The Jad Java Decompiler has a wonderful logo:

Jad Logo

Oh Java, for so long I wished I would not have to deal with you in any meaningful way. Now, I welcome your bloated, verbose, object-glorifying code. What changed?

For years I was rather ambivalent about the Java programming language. I left it alone as long as it left me alone. I had very little reason to care about the language. That all changed last year when a colleague notified me that certain multimedia technology companies were actually porting their closed formats to Java.

Why is this important? Because compiled Java classes are ridiculously simple to reverse engineer. Of course, this assertion is relative to my experience in RE’ing C/C++ code that has been compiled to Intel i386 machine code.

Naysayers shall claim that responsible software companies will run their Java source files through a code obfuscator before compiling them into class files. Indeed, On2 uses an obfuscator named Retroguard. It’s fiendishly good, too. But it can only do so much.

There are generally 2 huge challenges when disassembling and RE’ing machine code:

  1. Understanding the original code flow and structure
  2. Decoding the data identifiers (guessing at the names of the variable and function names)

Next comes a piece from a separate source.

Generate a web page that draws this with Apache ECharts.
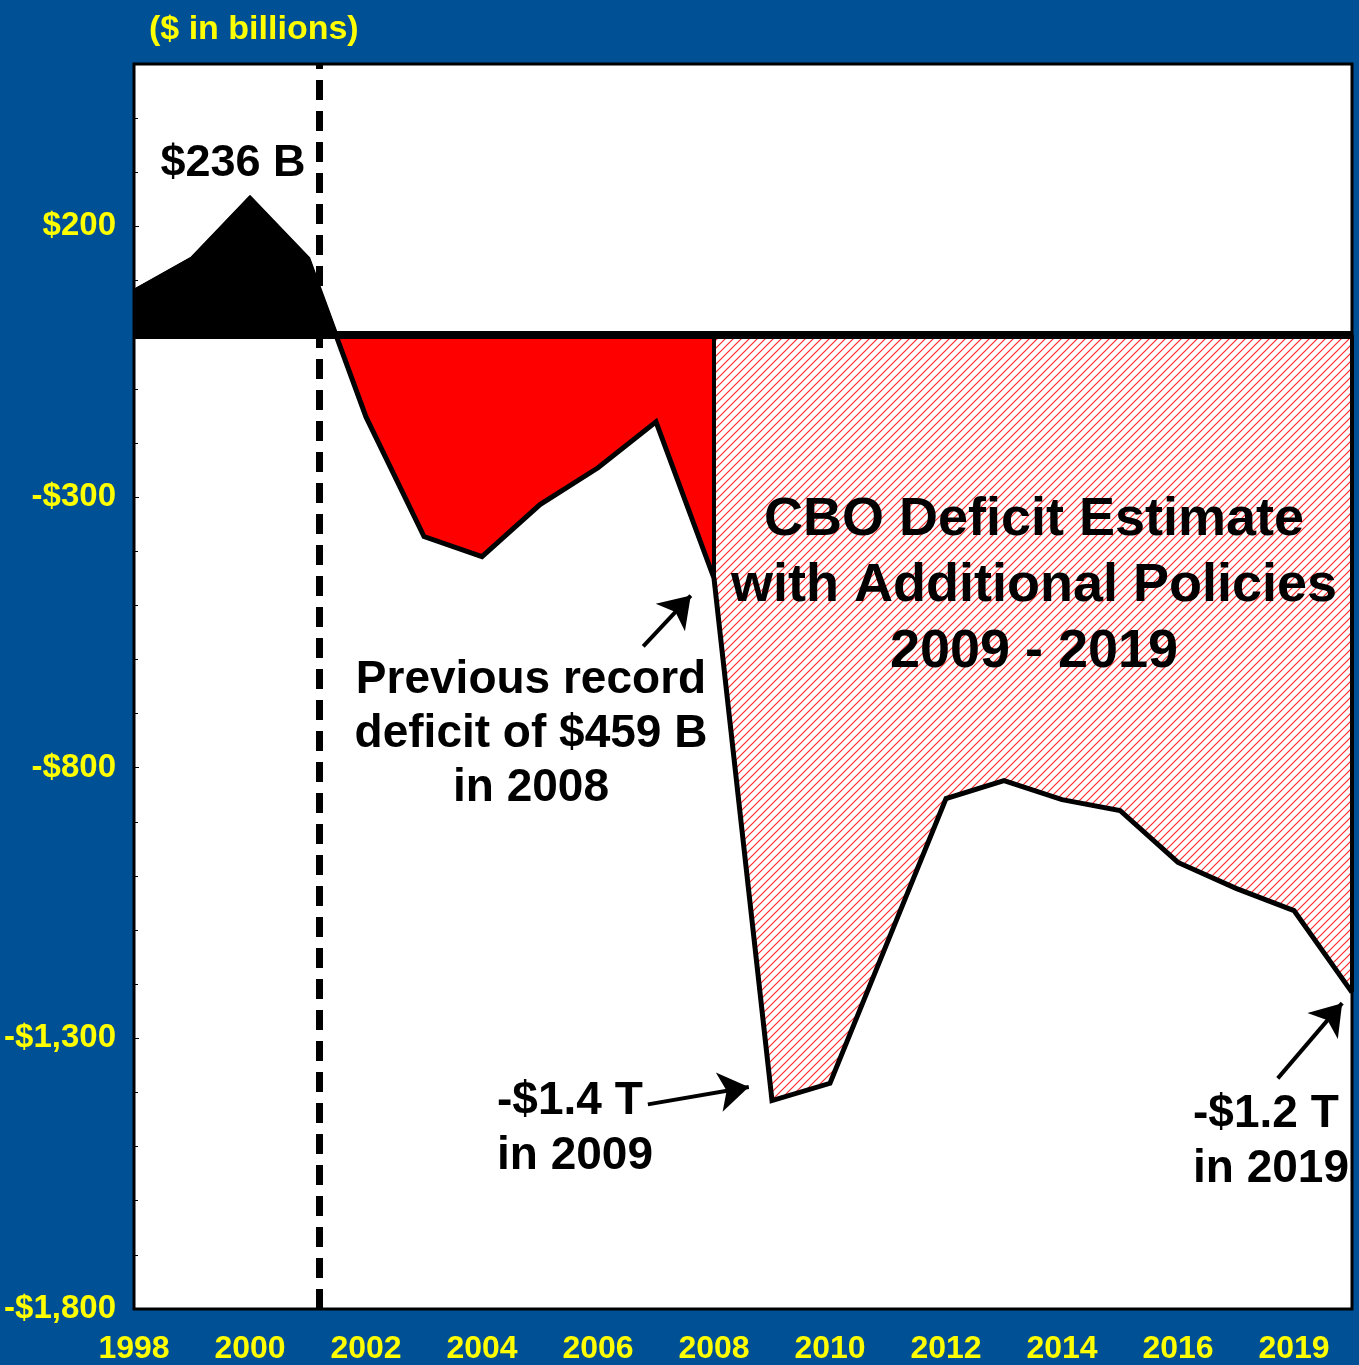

Check this out: Step 1 is rendered unnecessary with decompiled Java classes; the class files retain most of the code-flow knowledge from the original files. Even switch-case blocks are decompiled cleanly. Anyone who has tried to decompile a switch-case or an optimized if-then-else sequence compiled from C knows how much of a relief this is.

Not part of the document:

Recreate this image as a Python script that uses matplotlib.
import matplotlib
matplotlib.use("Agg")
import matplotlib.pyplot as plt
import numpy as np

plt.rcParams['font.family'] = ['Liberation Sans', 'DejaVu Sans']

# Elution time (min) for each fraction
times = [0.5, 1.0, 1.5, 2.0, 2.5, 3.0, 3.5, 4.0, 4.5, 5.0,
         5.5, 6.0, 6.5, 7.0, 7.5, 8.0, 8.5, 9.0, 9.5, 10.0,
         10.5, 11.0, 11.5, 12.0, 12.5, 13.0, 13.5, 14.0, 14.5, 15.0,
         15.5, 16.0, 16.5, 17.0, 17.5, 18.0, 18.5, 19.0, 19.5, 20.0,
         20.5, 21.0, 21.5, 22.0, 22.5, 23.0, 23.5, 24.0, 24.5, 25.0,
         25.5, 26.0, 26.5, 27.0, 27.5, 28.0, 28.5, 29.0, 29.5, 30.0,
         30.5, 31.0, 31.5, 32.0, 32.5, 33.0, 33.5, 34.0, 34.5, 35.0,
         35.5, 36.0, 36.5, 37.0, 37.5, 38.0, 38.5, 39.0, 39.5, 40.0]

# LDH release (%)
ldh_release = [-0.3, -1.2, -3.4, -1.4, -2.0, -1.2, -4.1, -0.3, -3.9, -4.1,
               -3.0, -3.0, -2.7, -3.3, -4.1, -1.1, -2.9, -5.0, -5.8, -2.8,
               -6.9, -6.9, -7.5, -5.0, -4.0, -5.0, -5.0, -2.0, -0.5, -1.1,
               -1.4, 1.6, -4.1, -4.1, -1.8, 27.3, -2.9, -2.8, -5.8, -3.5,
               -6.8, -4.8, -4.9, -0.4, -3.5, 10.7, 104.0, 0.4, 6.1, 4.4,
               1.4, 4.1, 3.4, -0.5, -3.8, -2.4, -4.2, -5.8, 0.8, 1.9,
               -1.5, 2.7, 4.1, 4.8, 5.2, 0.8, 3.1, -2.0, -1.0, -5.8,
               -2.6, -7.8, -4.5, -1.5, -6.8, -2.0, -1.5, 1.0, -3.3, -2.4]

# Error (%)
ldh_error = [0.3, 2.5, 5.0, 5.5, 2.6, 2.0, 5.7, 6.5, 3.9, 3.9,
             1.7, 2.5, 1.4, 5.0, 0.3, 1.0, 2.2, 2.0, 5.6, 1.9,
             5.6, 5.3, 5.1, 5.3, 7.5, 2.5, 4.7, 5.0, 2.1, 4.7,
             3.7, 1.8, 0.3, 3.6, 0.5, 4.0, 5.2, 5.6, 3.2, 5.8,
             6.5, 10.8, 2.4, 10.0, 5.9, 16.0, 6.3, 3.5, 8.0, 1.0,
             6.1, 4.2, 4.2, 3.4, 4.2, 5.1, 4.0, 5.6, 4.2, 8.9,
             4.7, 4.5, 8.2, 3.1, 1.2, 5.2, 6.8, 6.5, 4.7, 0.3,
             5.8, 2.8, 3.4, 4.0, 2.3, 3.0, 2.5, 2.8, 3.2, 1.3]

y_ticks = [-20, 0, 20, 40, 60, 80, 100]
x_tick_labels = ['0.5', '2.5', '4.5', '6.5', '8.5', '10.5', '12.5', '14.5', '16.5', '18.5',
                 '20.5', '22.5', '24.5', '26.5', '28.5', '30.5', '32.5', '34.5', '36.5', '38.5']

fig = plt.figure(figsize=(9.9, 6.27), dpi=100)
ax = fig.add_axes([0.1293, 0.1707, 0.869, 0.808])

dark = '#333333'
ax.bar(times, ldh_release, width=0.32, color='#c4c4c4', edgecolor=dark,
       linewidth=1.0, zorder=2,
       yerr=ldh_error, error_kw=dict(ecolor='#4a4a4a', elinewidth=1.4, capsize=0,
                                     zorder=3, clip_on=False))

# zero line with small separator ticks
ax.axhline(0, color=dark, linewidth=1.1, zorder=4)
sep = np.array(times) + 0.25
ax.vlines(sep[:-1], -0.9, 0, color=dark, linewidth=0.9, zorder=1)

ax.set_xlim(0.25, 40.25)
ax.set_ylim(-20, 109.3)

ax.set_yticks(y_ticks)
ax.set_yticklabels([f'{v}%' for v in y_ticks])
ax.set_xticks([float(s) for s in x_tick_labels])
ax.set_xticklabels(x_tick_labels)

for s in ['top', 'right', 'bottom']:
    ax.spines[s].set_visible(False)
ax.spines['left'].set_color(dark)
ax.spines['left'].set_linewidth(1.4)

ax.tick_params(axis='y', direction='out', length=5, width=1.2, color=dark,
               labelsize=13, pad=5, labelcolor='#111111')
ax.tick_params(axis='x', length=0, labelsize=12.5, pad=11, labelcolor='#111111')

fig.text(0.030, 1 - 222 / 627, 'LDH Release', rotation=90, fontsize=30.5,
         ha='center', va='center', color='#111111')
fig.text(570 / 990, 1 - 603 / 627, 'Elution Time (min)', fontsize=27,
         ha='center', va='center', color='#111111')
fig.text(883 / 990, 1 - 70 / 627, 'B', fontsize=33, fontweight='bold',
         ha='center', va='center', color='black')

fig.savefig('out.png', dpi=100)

That just leaves the identifier guessing, assuming the class creators had the presence of mind to run a code obfuscator. This quickly turns into a common type of puzzle known as a cryptogram. You figure out the obvious identifiers. All class files need to have at least some human-readable public identifiers that the outside world can call, e.g. ‘DecodeFrame()’. Then you use those as clues to figure out less obvious identifiers. Combined with domain knowledge of your target, it should only be a matter of time.